## start STORED DATA

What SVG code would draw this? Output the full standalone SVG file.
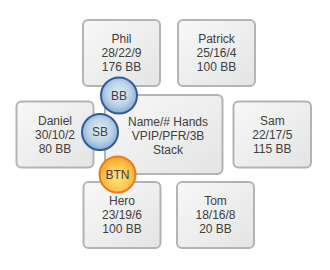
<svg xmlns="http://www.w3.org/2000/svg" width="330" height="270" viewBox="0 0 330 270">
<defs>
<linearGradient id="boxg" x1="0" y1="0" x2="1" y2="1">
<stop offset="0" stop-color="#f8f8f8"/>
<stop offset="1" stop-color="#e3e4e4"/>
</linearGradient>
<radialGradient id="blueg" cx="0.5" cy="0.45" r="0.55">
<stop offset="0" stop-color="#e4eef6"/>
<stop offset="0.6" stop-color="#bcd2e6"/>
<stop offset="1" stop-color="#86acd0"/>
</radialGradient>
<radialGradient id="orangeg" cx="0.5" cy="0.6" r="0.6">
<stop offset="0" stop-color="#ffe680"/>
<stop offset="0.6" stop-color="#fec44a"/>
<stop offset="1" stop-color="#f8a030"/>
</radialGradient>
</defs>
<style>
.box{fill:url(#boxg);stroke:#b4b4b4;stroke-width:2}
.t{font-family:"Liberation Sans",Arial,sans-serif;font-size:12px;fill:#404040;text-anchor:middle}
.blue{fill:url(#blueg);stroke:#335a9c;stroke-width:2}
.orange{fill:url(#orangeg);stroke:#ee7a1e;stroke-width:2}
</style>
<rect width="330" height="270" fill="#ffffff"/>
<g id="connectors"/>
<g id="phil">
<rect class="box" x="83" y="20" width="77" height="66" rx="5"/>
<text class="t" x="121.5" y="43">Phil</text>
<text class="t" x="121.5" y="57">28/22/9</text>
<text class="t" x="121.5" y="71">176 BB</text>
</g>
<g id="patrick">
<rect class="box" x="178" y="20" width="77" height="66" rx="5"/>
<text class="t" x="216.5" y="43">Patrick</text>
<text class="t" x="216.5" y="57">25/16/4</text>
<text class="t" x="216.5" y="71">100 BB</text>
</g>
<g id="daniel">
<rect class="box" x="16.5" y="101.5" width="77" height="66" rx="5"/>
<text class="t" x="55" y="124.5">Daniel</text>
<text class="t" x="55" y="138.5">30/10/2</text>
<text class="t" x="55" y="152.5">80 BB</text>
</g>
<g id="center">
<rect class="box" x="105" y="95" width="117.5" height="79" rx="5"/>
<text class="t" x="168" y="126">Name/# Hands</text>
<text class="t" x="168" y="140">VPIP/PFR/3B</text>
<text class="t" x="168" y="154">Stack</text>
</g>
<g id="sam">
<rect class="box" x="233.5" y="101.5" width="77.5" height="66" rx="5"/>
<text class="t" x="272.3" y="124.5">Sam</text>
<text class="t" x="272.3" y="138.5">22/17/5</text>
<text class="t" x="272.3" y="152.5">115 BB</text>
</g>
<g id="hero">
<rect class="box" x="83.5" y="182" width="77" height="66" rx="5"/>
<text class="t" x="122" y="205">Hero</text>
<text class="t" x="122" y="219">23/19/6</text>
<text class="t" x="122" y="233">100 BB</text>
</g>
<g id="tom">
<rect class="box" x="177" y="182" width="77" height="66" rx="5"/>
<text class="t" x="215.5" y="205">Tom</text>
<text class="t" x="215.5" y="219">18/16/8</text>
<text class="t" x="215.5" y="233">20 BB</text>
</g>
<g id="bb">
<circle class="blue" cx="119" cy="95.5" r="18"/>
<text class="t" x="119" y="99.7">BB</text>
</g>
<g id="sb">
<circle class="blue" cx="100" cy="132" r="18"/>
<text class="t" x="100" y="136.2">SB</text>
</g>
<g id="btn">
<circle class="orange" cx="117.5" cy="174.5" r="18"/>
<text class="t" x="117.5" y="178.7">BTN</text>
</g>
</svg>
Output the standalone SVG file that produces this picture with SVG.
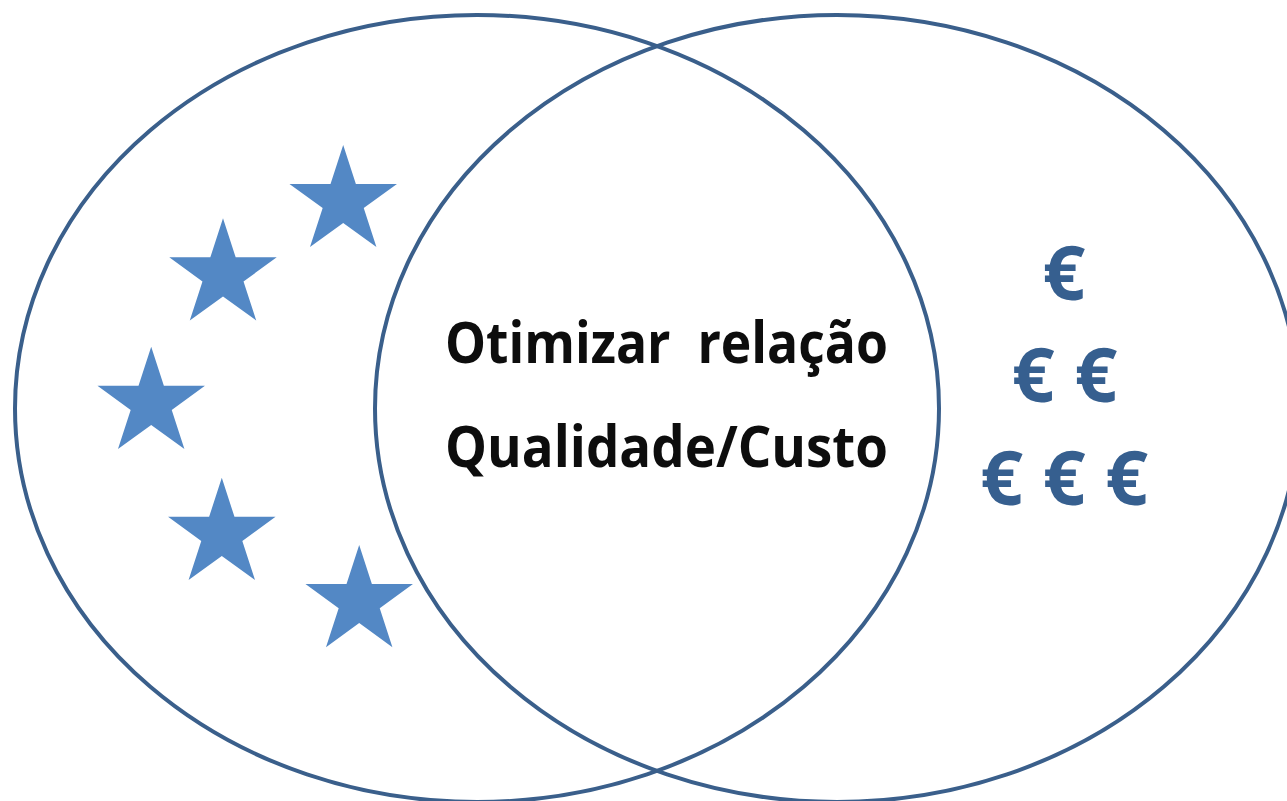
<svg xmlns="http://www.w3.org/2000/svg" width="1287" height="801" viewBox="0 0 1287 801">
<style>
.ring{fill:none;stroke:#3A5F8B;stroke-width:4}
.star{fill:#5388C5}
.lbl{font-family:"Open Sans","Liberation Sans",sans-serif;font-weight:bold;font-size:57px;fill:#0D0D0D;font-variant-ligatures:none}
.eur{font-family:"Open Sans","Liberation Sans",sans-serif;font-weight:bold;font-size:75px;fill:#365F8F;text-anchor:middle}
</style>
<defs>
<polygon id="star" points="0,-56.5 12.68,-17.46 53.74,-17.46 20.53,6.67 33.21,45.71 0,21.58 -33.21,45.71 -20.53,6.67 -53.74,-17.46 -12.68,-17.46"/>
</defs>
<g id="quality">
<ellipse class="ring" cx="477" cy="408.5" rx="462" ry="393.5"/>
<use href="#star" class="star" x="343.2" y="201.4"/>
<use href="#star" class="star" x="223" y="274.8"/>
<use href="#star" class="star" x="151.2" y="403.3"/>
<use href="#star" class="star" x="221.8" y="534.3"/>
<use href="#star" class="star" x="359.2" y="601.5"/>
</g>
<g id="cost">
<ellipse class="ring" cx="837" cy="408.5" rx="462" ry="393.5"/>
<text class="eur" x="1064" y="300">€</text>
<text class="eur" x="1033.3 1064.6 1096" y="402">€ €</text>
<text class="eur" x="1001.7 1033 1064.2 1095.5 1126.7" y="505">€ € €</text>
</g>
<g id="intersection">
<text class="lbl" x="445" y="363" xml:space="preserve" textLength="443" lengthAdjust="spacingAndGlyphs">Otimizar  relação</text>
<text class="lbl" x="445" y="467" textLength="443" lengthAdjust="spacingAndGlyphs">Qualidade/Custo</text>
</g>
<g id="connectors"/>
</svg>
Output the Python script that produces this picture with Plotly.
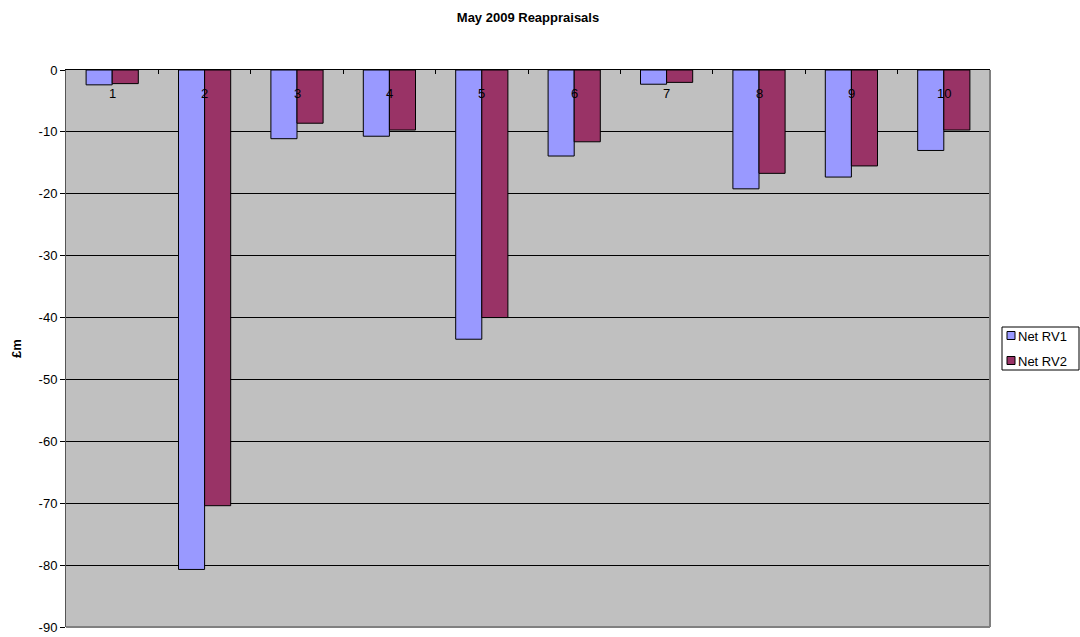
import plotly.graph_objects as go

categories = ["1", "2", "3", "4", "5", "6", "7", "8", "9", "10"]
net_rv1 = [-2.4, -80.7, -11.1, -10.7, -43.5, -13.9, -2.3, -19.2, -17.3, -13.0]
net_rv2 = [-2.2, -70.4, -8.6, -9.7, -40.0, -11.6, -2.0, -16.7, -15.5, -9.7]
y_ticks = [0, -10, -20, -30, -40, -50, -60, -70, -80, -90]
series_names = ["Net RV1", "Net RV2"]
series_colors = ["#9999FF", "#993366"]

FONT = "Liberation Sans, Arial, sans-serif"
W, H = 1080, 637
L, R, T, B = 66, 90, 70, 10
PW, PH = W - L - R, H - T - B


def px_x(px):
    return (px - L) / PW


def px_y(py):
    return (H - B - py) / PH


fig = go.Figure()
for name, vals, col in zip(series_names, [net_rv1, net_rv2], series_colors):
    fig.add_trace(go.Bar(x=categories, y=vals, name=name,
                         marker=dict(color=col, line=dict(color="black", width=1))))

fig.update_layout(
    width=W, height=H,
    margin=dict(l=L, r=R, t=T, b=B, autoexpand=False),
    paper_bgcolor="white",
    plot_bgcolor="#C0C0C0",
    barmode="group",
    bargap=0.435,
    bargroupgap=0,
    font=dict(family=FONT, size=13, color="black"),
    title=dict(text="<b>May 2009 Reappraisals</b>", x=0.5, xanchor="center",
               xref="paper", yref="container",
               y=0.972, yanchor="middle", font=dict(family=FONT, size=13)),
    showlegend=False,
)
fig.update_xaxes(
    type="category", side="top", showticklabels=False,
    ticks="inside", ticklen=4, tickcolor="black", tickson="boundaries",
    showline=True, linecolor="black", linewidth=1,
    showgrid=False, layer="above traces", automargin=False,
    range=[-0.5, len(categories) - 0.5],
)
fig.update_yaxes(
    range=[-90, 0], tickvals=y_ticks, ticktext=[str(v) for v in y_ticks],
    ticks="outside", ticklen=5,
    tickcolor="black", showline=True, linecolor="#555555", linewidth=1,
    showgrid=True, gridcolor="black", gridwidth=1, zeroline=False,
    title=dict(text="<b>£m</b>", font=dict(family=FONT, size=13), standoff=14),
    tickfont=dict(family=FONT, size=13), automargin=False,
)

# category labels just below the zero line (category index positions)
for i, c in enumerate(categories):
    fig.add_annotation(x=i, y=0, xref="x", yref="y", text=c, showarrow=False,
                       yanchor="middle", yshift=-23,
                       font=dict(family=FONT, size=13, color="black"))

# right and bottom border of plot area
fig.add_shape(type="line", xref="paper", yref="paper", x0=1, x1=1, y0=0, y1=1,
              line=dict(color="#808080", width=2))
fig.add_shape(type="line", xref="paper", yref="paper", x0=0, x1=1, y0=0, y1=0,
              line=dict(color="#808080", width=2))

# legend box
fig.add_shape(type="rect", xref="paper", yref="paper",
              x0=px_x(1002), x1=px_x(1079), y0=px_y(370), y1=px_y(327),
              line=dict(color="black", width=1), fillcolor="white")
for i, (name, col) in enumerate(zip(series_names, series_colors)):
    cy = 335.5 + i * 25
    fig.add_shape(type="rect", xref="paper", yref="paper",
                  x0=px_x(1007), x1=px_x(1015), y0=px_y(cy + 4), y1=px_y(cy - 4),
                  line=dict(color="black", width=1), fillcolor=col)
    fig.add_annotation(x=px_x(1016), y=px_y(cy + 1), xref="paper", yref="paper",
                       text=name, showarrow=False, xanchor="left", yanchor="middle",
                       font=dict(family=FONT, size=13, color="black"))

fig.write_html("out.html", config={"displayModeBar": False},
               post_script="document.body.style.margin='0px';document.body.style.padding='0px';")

## end STORED DATA

### EXERCISE REQUIREMENTS
Using the material above, gather every line that includes "with".

### RESULT
Output the standalone SVG file that produces this picture with SVG.
Output the Python script that produces this picture with Plotly.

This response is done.